The benchmark Nikkei shed 2.9 percent to 9,408.36 after briefly falling more than 3 percent, its worst such loss since June 7, breaking through a succession of support levels. It lost 1.8 percent on the week. "Risk avoidance is increasing and investors are unwinding long positions now ahead of the weekend," said Nagayuki Yamagishi, a strategist at Mitsubishi UFJ Morgan Stanley. Japanese markets are closed on Monday, a situation that makes some traders nervous since the collapse of Lehman Brothers in 2008 also happened on a three-day weekend in Japan.

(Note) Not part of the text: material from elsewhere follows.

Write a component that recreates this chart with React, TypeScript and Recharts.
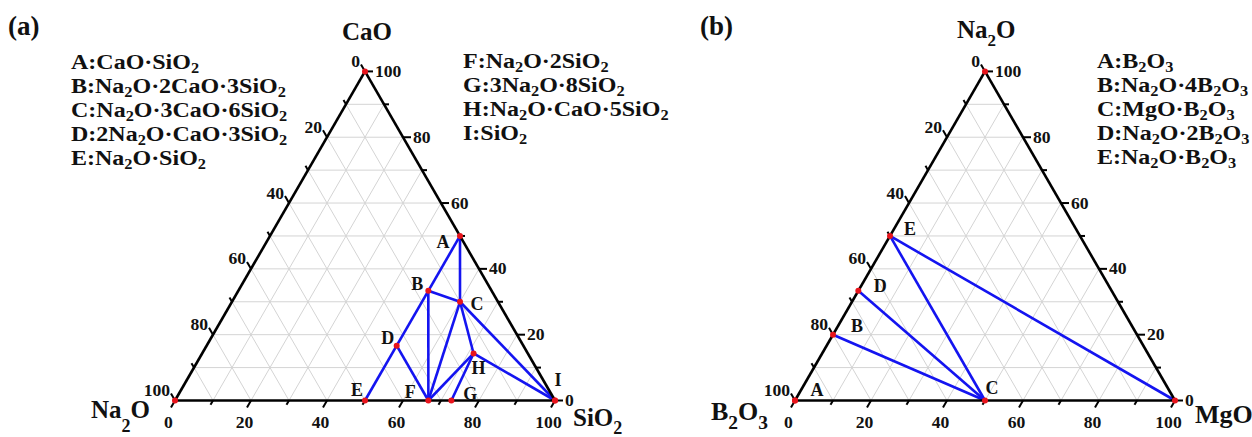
import React from 'react';
import { ScatterChart, Scatter, XAxis, YAxis, ReferenceLine } from 'recharts';

// ---------------- Data ----------------
// Panel (a): Na2O - CaO - SiO2 (mol %). bottom axis = SiO2, right axis = CaO
const namesA = ['A', 'B', 'C', 'D', 'E', 'F', 'G', 'H', 'I'];
const sio2A = [50, 50, 60, 50, 50, 66.67, 72.73, 71.43, 100];
const caoA = [50, 33.33, 30, 16.67, 0, 0, 0, 14.29, 0];
const cornerNamesA = ['Na2O', 'CaO', 'SiO2'];
const cornerBottomA = [0, 0, 100];
const cornerRightA = [0, 100, 0];
const tiesA = [
  ['A', 'B'], ['B', 'D'], ['D', 'E'], ['A', 'C'], ['B', 'C'], ['B', 'F'], ['D', 'F'],
  ['C', 'F'], ['C', 'H'], ['C', 'I'], ['F', 'H'], ['G', 'H'], ['H', 'I'],
];
const legendA1 = ['A:CaO·SiO_2', 'B:Na_2O·2CaO·3SiO_2', 'C:Na_2O·3CaO·6SiO_2', 'D:2Na_2O·CaO·3SiO_2', 'E:Na_2O·SiO_2'];
const legendA2 = ['F:Na_2O·2SiO_2', 'G:3Na_2O·8SiO_2', 'H:Na_2O·CaO·5SiO_2', 'I:SiO_2'];

// Panel (b): B2O3 - Na2O - MgO (mol %). bottom axis = MgO, right axis = Na2O
const namesB = ['A', 'B', 'C', 'D', 'E'];
const mgoB = [0, 0, 50, 0, 0];
const na2oB = [0, 20, 0, 33.33, 50];
const cornerNamesB = ['B2O3', 'Na2O', 'MgO'];
const cornerBottomB = [0, 0, 100];
const cornerRightB = [0, 100, 0];
const tiesB = [['B', 'C'], ['D', 'C'], ['E', 'C'], ['E', 'MgO']];
const legendB = ['A:B_2O_3', 'B:Na_2O·4B_2O_3', 'C:MgO·B_2O_3', 'D:Na_2O·2B_2O_3', 'E:Na_2O·B_2O_3'];

const tickValues = [0, 10, 20, 30, 40, 50, 60, 70, 80, 90, 100];
const majorStep = 20;
const gridValues = [10, 20, 30, 40, 50, 60, 70, 80, 90];

// ---------------- Layout / style ----------------
const FONT = "'Liberation Serif', 'Times New Roman', serif";
const PX = 3.8; // pixels per composition unit
const CHART_W = 626;
const CHART_H = 437;
const BASE_Y = 400.5;
const S3 = Math.sqrt(3) / 2;
const BLUE = '#1414f0';
const GRID = '#d4d4d4';

const labelOffsetsA: Record<string, [number, number]> = {
  A: [-17, 6], B: [-11, -7], C: [17, 2], D: [-9, -8], E: [-8, -11], F: [-18, -9], G: [19, -7], H: [5, 15], I: [3, -21],
};
const labelOffsetsB: Record<string, [number, number]> = {
  A: [22, -11], B: [24, -9], C: [7, -13], D: [22, -5], E: [20, -7],
};

const toXY = (b: number, r: number) => ({ x: b + r / 2, y: r * S3 });

function RichSvg({ x, y, s, size, sx = 1, anchor = 'start', subScale = 0.68, subDrop = 0.2 }: any) {
  const parts = s.split(/_(\d)/);
  const subSize = size * subScale;
  const drop = size * subDrop;
  const kids: any[] = [];
  let pending = 0;
  parts.forEach((p: string, i: number) => {
    if (p === '') return;
    if (i % 2) {
      kids.push(<tspan key={i} fontSize={subSize} dy={drop}>{p}</tspan>);
      pending = -drop;
    } else {
      kids.push(<tspan key={i} dy={pending}>{p}</tspan>);
      pending = 0;
    }
  });
  return (
    <text transform={`translate(${x} ${y}) scale(${sx} 1)`} x={0} y={0} textAnchor={anchor}
      fontFamily={FONT} fontWeight="bold" fontSize={size} fill="#111">{kids}</text>
  );
}

const TickText = (p: any) => {
  const k = p.payload.kind;
  let dx = 0, dy = 0, anchor = 'middle';
  if (k === 'bottom') { dx = -2.5; dy = 21; }
  else if (k === 'right') { dx = 2; dy = 5.5; anchor = 'start'; }
  else { dx = -1; dy = 2.5; anchor = 'end'; }
  return (
    <text transform={`translate(${p.cx + dx} ${p.cy + dy}) scale(1.1 1)`} x={0} y={0} textAnchor={anchor}
      fontFamily={FONT} fontWeight="bold" fontSize={16} fill="#111">{p.payload.t}</text>
  );
};

const LetterText = (p: any) => (
  <text x={p.cx + p.payload.dx} y={p.cy + p.payload.dy + 6} textAnchor="middle" fontFamily={FONT}
    fontWeight="bold" fontSize={18} fill="#111">{p.payload.t}</text>
);

const RedDot = (p: any) => <circle cx={p.cx} cy={p.cy} r={3} fill="#e8141c" />;

function TernaryPanel({ chartLeft, originX, names, bottomVals, rightVals, cornerNames, cornerBottom, cornerRight, ties, offsets }: any) {
  const pts: Record<string, { x: number; y: number }> = {};
  names.forEach((n: string, i: number) => { pts[n] = toXY(bottomVals[i], rightVals[i]); });
  const corners: Record<string, { x: number; y: number }> = {};
  cornerNames.forEach((n: string, i: number) => { corners[n] = toXY(cornerBottom[i], cornerRight[i]); });
  const lookup = (n: string) => pts[n] || corners[n];

  const grid: any[] = [];
  gridValues.forEach((v) => {
    grid.push([toXY(v, 0), toXY(v, 100 - v)]);
    grid.push([toXY(0, v), toXY(100 - v, v)]);
    grid.push([toXY(100 - v, 0), toXY(0, 100 - v)]);
  });

  const ticks: any[] = [];
  const tickLabels: any[] = [];
  tickValues.forEach((v) => {
    const major = v % majorStep === 0;
    const L = (major ? 8 : 5) / PX;
    const pb = toXY(v, 0);
    const eb = { x: pb.x - 0.5 * L, y: pb.y - S3 * L };
    const pr = toXY(100 - v, v);
    const er = { x: pr.x + L, y: pr.y };
    const pl = toXY(0, 100 - v);
    const el = { x: pl.x - 0.5 * L, y: pl.y + S3 * L };
    ticks.push([pb, eb], [pr, er], [pl, el]);
    if (major) {
      tickLabels.push({ x: eb.x, y: eb.y, t: String(v), kind: 'bottom' });
      tickLabels.push({ x: er.x, y: er.y, t: String(v), kind: 'right' });
      tickLabels.push({ x: el.x, y: el.y, t: String(v), kind: 'left' });
    }
  });

  const edges = [
    [toXY(0, 0), toXY(100, 0)],
    [toXY(100, 0), toXY(0, 100)],
    [toXY(0, 100), toXY(0, 0)],
  ];

  const dots = [...names.map((n: string) => pts[n]), ...cornerNames.map((n: string) => corners[n])];
  const letters = names.map((n: string) => ({ ...pts[n], t: n, dx: offsets[n][0], dy: offsets[n][1] }));

  const xDom = [(chartLeft - originX) / PX, (chartLeft + CHART_W - originX) / PX];
  const yDom = [(BASE_Y - CHART_H) / PX, BASE_Y / PX];

  return (
    <ScatterChart width={CHART_W} height={CHART_H} margin={{ top: 0, right: 0, bottom: 0, left: 0 }}>
      <XAxis type="number" dataKey="x" hide domain={xDom} allowDataOverflow />
      <YAxis type="number" dataKey="y" hide domain={yDom} allowDataOverflow />
      {grid.map((s, i) => (
        <ReferenceLine key={'g' + i} segment={s} stroke={GRID} strokeWidth={1} ifOverflow="visible" />
      ))}
      {ties.map((t: string[], i: number) => (
        <ReferenceLine key={'t' + i} segment={[lookup(t[0]), lookup(t[1])]} stroke={BLUE} strokeWidth={2.6} ifOverflow="visible" />
      ))}
      {edges.map((s, i) => (
        <ReferenceLine key={'e' + i} segment={s} stroke="#000" strokeWidth={2.6} ifOverflow="visible" />
      ))}
      {ticks.map((s, i) => (
        <ReferenceLine key={'k' + i} segment={s} stroke="#000" strokeWidth={2} ifOverflow="visible" />
      ))}
      <Scatter data={dots} shape={RedDot} isAnimationActive={false} />
      <Scatter data={tickLabels} shape={TickText} isAnimationActive={false} />
      <Scatter data={letters} shape={LetterText} isAnimationActive={false} />
    </ScatterChart>
  );
}

export default function App() {
  return (
    <div style={{ position: 'absolute', left: 0, top: 0, width: 1252, height: 437, background: '#fff', overflow: 'hidden' }}>
      <div style={{ position: 'absolute', left: 0, top: 0 }}>
        <TernaryPanel chartLeft={0} originX={175} names={namesA} bottomVals={sio2A} rightVals={caoA}
          cornerNames={cornerNamesA} cornerBottom={cornerBottomA} cornerRight={cornerRightA}
          ties={tiesA} offsets={labelOffsetsA} />
      </div>
      <div style={{ position: 'absolute', left: 626, top: 0 }}>
        <TernaryPanel chartLeft={626} originX={795} names={namesB} bottomVals={mgoB} rightVals={na2oB}
          cornerNames={cornerNamesB} cornerBottom={cornerBottomB} cornerRight={cornerRightB}
          ties={tiesB} offsets={labelOffsetsB} />
      </div>
      <svg style={{ position: 'absolute', left: 0, top: 0, pointerEvents: 'none' }} width={1252} height={437}>
        <RichSvg x={8} y={35} s="(a)" size={27} />
        <RichSvg x={700} y={35} s="(b)" size={27} />
        <RichSvg x={367} y={40} s="CaO" size={25} anchor="middle" />
        <RichSvg x={91} y={418} s="Na_2O" size={25} subScale={0.72} subDrop={0.55} />
        <RichSvg x={573} y={426} s="SiO_2" size={25} subScale={0.72} subDrop={0.3} />
        <RichSvg x={957} y={38} s="Na_2O" size={25} subDrop={0.3} />
        <RichSvg x={711} y={420} s="B_2O_3" size={26} subScale={0.75} subDrop={0.35} />
        <RichSvg x={1195} y={423} s="MgO" size={26} />
        {legendA1.map((s, i) => <RichSvg key={'la' + i} x={71} y={69 + i * 24} s={s} size={20} sx={1.2} />)}
        {legendA2.map((s, i) => <RichSvg key={'lb' + i} x={463} y={68 + i * 24} s={s} size={20} sx={1.2} />)}
        {legendB.map((s, i) => <RichSvg key={'lc' + i} x={1097} y={68 + i * 24} s={s} size={20} sx={1.2} />)}
      </svg>
    </div>
  );
}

The dollar weakened to near 2-1/2-month lows against a basket of currencies on Friday and was heading back towards a seven-month low of 86.96 yen hit in early July. Market players said earlier this week that long positions had accumulated in the market, particularly in blue chip exporters such as Sony Corp and Toyota Motor Corp
Canon Inc slipped 3.2 percent to 3,380 yen and Tokyo Electron lost 2.8 percent to 4,820 yen. Sony Corp fell 5 percent to 2,404 yen. Few sectors escaped the broad-based selling. One gainer was trader Mitsui & Co, which edged up 0.4 percent to 1,135 yen after BP said on Thursday that no oil was leaking from its blown-out well in the Gulf of Mexico for the first time since the accident began in April. Mitsui & Co owns 10 percent of the well.
Trade was thin but picked up slightly, with 1.7 billion shares traded on the Tokyo exchange's first section. Declining shares outnumbered advancing ones by more than 6 percent.